Auckland is also a city that is famous for boating.   More people have boats here per capita than any other large metropolitan city in the world.  Thus, the nickname, city of sails.  The boats have priority here.  And in the middle of town near the harbor, there is a "drawbridge" sidewalk that connected two islands.  When a sailboat passes, pedestrians are stopped, the bridge opens, and the boat passes.  It can take 15 minutes for the process, and yesterday, we saw restaurant workers (presumably being made late for work by the bridge closing)   who sprinted over the bridge as soon as it reopened apparently heading to one of the many eateries on the island.

It is also a seismically active region.  The locals here talk of the White Island volcano which, in the last week, has experienced a significant increase in geothermal activity.   On a scale of one to four, where four indicates an eruption is imminent, the warning level has just been raised to three.  Tomorrow, we are scheduled to sail right past the island.  Last night, we talked with locals who say if the island blows, they're outta here.While it is a great city to visit, there would be the challenges in living here.  Yes, English is the language spoken, but it takes a lot of concentration to understand the type of English you hear here.  Prices are high compared to the U.S. and Mexico ... an average dinner here with a bottle of wine will set you back over $100.  And gas is about $7.00US a gallon.  And they drive on the wrong side of the road!

So, I guess it is time to leave and explore other parts of New Zealand.   And speaking of time, that day I lost last week, Friday, I will never experience.  However, when we return to the U.S. and Mexico, I will live Monday, March 4 twice.  I hope it's a good day.

Thursday, January 17, 2013

An adventure awaits



Most writers and journalists have, at some times in their lives, experienced those periods where they just didn’t feel like writing.   No stimulations, words won’t flow, too busy doing other things.  Whatever, I am emerging from such a period. 

It wasn’t for the lack of opinions or observations.  Our travels to California and the return car trip to Puerto Vallarta, immigration issues for Americans in Mexico, improvements to (and the failure of) the infrastructure we observed upon our return to Mexico, The Presidential election in November, the spate of gun violence in America … all topics that crossed my mind as worthy of a mention.  But it was easier to throw a few lines onto Facebook and let it go at that.

But now, I feel like writing again.  Perhaps the timing is related to an upcoming adventure on which we will depart one week from today.   Though some may argue that the past five years that we have lived in Mexico have been one long vacation, the reality is that even when you  live in a tropical resort town, it really isn’t a vacation.  Sure, it’s a nice place to live, but you still do pretty much the same things you do when you live anywhere else.  Today will we go to the beach, then have cocktails at sunset and dine at a five star restaurant?  No.  I have a doctor’s appointment, then I teach English to Mexicans, then tonight we’ll probably grill some chicken and watch Lance Armstrong admit to Oprah that he lied.   Sound familiar?

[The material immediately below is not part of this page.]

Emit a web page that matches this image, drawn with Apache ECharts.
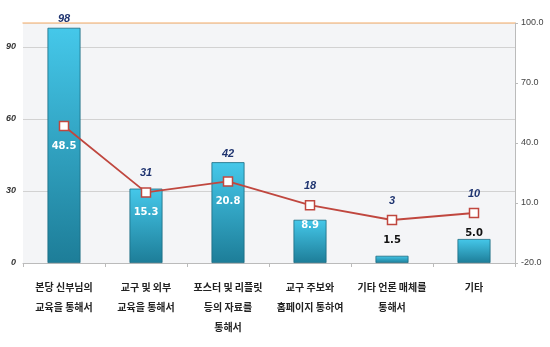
<!DOCTYPE html>
<html><head><meta charset="utf-8">
<script src="https://cdn.jsdelivr.net/npm/echarts@6/dist/echarts.min.js"></script>
<style>html,body{margin:0;padding:0;background:#fff}#c{width:550px;height:347px}</style>
</head><body><div id="c"></div>
<script>
const categories = ['본당 신부님의\n교육을 통해서','교구 및 외부\n교육을 통해서','포스터 및 리플릿\n등의 자료를\n통해서','교구 주보와\n홈페이지 통하여','기타 언론 매체를\n통해서','기타'];
const barValues = [98, 31, 42, 18, 3, 10];
const lineValues = [48.5, 15.3, 20.8, 8.9, 1.5, 5.0];
const lineLabelDark = [false, false, false, false, true, true];

const chart = echarts.init(document.getElementById('c'));
const font = '"Noto Sans CJK KR", "Noto Sans", sans-serif';
const barLabel = {show: true, position: 'top', distance: 3, fontFamily: 'Liberation Sans, sans-serif', fontSize: 11, fontStyle: 'italic', fontWeight: 'bold', color: '#1f3470'};
chart.setOption({
  animation: false,
  grid: {left: 23, right: 35, top: 23, bottom: 84, show: true, backgroundColor: '#f4f5f7', borderWidth: 0},
  xAxis: [{
    type: 'category', data: categories,
    axisLine: {lineStyle: {color: '#bbb'}},
    axisTick: {show: true, alignWithLabel: false, length: 4, lineStyle: {color: '#bbb'}},
    axisLabel: {fontFamily: font, fontSize: 10, fontWeight: 'bold', color: '#222', lineHeight: 20, margin: 14, interval: 0}
  }, {
    type: 'category', position: 'top', data: categories,
    axisLine: {onZero: false, lineStyle: {color: '#f8c89a', width: 1.5}},
    axisTick: {show: false}, axisLabel: {show: false}
  }],
  yAxis: [{
    type: 'value', min: 0, max: 100, interval: 30,
    axisLine: {show: false}, axisTick: {show: false},
    axisLabel: {showMaxLabel: false, fontFamily: 'Liberation Sans, sans-serif', fontSize: 9, fontStyle: 'italic', fontWeight: 'bold', color: '#333', margin: 7},
    splitLine: {lineStyle: {color: '#d2d2d2', width: 1.2}}
  }, {
    type: 'value', min: -20, max: 100, interval: 30, position: 'right',
    axisLine: {show: true, onZero: false, lineStyle: {color: '#bbb'}},
    axisTick: {show: true, length: 3, lineStyle: {color: '#bbb'}},
    axisLabel: {formatter: v => v.toFixed(1), fontFamily: 'Liberation Sans, sans-serif', fontSize: 9, color: '#444', margin: 6},
    splitLine: {show: false}
  }],
  series: [{
    type: 'bar', data: barValues, barWidth: 33, xAxisIndex: 0, yAxisIndex: 0,
    itemStyle: {
      color: new echarts.graphic.LinearGradient(0, 0, 0, 1, [
        {offset: 0, color: '#45c8ea'}, {offset: 1, color: '#1d7d98'}
      ]),
      borderColor: '#1a6a80', borderWidth: 0.8
    },
    label: barLabel
  }, {
    type: 'line', data: lineValues.map((v, i) => ({
      value: v,
      label: {color: lineLabelDark[i] ? '#111' : '#fff'}
    })),
    xAxisIndex: 0, yAxisIndex: 1,
    symbol: 'rect', symbolSize: 9,
    lineStyle: {color: '#c0473f', width: 1.8},
    itemStyle: {color: '#fff', borderColor: '#c0473f', borderWidth: 1.5},
    label: {show: true, position: 'bottom', distance: 10, formatter: p => p.value.toFixed(1), fontFamily: 'DejaVu Sans, sans-serif', fontSize: 10, fontWeight: 'bold'},
    z: 5
  }]
});
// lift bar value labels above the line marker where the marker sits above/near the bar top
const barData = barValues.map((v, i) => {
  const barTop = chart.convertToPixel({yAxisIndex: 0}, v);
  const marker = chart.convertToPixel({yAxisIndex: 1}, lineValues[i]);
  const wanted = marker - 20;
  const natural = barTop - 9;
  if (wanted < natural) return {value: v, label: {offset: [0, wanted - natural]}};
  return v;
});
chart.setOption({series: [{data: barData}]});
</script></body></html>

So, that being said, next week, we will embark on a real vacation that has been nearly a year in the planning.  A gift to ourselves after we both celebrated big birthdays last year.

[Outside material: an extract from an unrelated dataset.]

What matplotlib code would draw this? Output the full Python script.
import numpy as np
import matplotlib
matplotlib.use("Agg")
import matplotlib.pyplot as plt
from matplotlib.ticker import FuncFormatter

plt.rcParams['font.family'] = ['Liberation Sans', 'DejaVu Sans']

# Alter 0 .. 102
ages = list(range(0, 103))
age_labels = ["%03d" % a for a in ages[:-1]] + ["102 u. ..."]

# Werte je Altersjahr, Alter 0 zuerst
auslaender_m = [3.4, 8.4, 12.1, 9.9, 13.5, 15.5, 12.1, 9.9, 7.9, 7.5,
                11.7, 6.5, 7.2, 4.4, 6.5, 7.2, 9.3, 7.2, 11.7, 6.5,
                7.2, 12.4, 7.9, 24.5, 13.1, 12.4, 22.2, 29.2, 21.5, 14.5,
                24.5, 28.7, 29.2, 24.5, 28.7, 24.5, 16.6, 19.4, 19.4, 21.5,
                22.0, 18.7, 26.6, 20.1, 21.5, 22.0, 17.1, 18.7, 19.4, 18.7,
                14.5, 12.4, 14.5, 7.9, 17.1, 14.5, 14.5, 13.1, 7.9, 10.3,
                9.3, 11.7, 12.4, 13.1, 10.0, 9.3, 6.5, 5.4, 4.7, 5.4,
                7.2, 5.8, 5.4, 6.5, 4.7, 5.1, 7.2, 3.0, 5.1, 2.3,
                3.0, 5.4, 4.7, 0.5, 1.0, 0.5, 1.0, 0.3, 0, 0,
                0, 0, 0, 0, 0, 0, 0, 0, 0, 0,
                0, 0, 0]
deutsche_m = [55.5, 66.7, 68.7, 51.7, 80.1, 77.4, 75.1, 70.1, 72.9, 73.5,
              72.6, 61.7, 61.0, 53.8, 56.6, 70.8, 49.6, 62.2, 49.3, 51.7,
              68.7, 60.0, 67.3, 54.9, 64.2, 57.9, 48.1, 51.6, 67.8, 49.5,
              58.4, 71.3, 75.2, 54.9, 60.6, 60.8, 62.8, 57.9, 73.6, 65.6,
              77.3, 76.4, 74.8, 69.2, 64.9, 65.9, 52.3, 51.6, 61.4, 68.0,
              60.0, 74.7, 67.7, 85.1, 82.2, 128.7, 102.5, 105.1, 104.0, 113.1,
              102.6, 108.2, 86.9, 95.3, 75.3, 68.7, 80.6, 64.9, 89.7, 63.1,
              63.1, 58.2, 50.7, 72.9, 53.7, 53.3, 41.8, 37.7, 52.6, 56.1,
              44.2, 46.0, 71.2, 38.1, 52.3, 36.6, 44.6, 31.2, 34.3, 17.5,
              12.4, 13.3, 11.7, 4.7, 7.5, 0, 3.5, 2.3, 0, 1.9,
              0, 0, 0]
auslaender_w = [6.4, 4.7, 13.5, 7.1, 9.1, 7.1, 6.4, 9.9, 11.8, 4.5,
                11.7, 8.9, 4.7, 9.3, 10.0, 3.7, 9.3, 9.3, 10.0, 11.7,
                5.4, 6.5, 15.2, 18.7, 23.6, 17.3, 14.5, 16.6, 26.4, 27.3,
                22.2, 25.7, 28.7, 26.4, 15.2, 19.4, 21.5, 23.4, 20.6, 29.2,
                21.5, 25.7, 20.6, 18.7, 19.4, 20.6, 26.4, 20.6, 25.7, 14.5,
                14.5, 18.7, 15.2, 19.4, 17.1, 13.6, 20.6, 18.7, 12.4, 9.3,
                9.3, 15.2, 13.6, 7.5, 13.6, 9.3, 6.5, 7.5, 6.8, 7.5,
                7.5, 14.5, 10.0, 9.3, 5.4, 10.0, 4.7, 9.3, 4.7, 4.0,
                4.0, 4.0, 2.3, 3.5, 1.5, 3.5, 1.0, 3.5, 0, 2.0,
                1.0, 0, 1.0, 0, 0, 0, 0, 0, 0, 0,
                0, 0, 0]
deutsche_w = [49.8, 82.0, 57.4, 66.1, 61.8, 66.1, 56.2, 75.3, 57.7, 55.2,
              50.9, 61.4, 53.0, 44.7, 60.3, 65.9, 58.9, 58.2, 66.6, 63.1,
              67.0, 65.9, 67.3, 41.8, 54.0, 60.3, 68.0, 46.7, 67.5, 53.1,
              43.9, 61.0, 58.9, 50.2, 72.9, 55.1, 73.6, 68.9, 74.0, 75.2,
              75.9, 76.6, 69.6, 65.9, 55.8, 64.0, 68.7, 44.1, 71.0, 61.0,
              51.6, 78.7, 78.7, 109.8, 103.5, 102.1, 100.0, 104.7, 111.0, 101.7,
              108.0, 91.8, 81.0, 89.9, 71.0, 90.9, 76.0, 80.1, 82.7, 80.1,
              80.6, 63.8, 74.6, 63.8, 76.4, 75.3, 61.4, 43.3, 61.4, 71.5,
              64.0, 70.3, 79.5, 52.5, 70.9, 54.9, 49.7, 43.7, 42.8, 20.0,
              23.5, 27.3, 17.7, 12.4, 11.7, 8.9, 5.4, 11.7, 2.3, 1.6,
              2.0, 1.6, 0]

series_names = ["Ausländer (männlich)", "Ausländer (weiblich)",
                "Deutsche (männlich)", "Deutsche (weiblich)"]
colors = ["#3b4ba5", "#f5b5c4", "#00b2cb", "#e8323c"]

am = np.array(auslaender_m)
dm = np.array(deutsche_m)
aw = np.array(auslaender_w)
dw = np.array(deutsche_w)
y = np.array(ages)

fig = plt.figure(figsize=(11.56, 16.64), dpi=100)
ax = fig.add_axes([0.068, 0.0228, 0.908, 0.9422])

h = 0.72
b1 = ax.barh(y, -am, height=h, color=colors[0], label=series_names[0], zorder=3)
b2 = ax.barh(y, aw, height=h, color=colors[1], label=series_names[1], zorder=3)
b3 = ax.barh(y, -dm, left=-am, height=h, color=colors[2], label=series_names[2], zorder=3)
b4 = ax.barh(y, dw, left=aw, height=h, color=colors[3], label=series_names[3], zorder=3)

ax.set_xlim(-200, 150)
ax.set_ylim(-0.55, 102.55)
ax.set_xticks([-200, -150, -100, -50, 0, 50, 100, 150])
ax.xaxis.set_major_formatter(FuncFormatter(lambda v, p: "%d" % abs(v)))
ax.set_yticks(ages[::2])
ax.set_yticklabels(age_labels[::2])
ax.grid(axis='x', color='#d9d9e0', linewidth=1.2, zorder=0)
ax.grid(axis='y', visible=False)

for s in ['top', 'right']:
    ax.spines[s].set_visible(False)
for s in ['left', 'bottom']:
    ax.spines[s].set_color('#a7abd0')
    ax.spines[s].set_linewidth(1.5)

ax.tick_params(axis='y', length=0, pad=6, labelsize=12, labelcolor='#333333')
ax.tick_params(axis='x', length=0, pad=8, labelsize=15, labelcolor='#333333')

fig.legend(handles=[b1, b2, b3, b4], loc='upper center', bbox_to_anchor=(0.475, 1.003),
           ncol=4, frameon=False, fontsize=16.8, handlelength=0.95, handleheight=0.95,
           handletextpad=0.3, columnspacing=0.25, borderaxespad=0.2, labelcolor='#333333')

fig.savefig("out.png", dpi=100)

For six weeks, we will leave the winter of Mexico (and it has been a cloudy and cool one) to the warmth of down under.  New Zealand, Australia, Bali … then onto Hawaii and eventually in mid-March back home to PV.   Next Thursday, Friday, and Saturday will be the flights from hell.  Leaving Puerto Vallarta at 4:00PM Thursday, we go to LA, then Fiji, then onto Auckland, NZ, arriving there at 2:00PM Saturday (including the date change).  Seventeen hours in the air, 27 hours including layovers.  The iPad is loaded with movies, the Kindle is loaded with books, the sleeping pills are in the backpack.

After two days in Auckland, we board the Celebrity Solstice for an 18 night cruise all around New Zealand with stops in Tauranga, Akaroa, Christchuch, Dusky and Doubtful and Milford Sounds, then across the Tasman Sea to Sydney, Hobart (Tasmania), Adelaide,  Esperance, Albany, and Perth.

The cruise terminates n Perth, but while most passengers will disembark there, we will stay on board for the next 17 night Australian cruise which will complete the voyage around the island/continent.  From Perth, we visit Port Hedland, then Benoa (Bali), Darwin, Cairns (Great Barrier Reef),  then back to Sydney where the sea adventure ends.  From Sydney, we will fly to Honolulu where we will “vacation" for a week, then back to PV.

We have never been gone so long before.  It will be an experience, and while we haven’t thought much about it since we planned it last March, we are both getting excited about the adventures that we will encounter.   My plan is to blog along the way, relaying the observations and oddities of travel a half a world away.   It may be challenging.  


First of all, I‘m not sure what type of Internet opportunities we will have (we won’t be buying the ship board Internet package because at 49 cents a minute for extremely slow online access, our WiFi bill would soon eclipse the cost of the cruise).   Second, and more concerning, the letter “I” just broke on my computer.  If I press hard enough, the “I” will print, and spell check catches most of the misspellings …. But f you notce a few words mssng an “”, that’s why.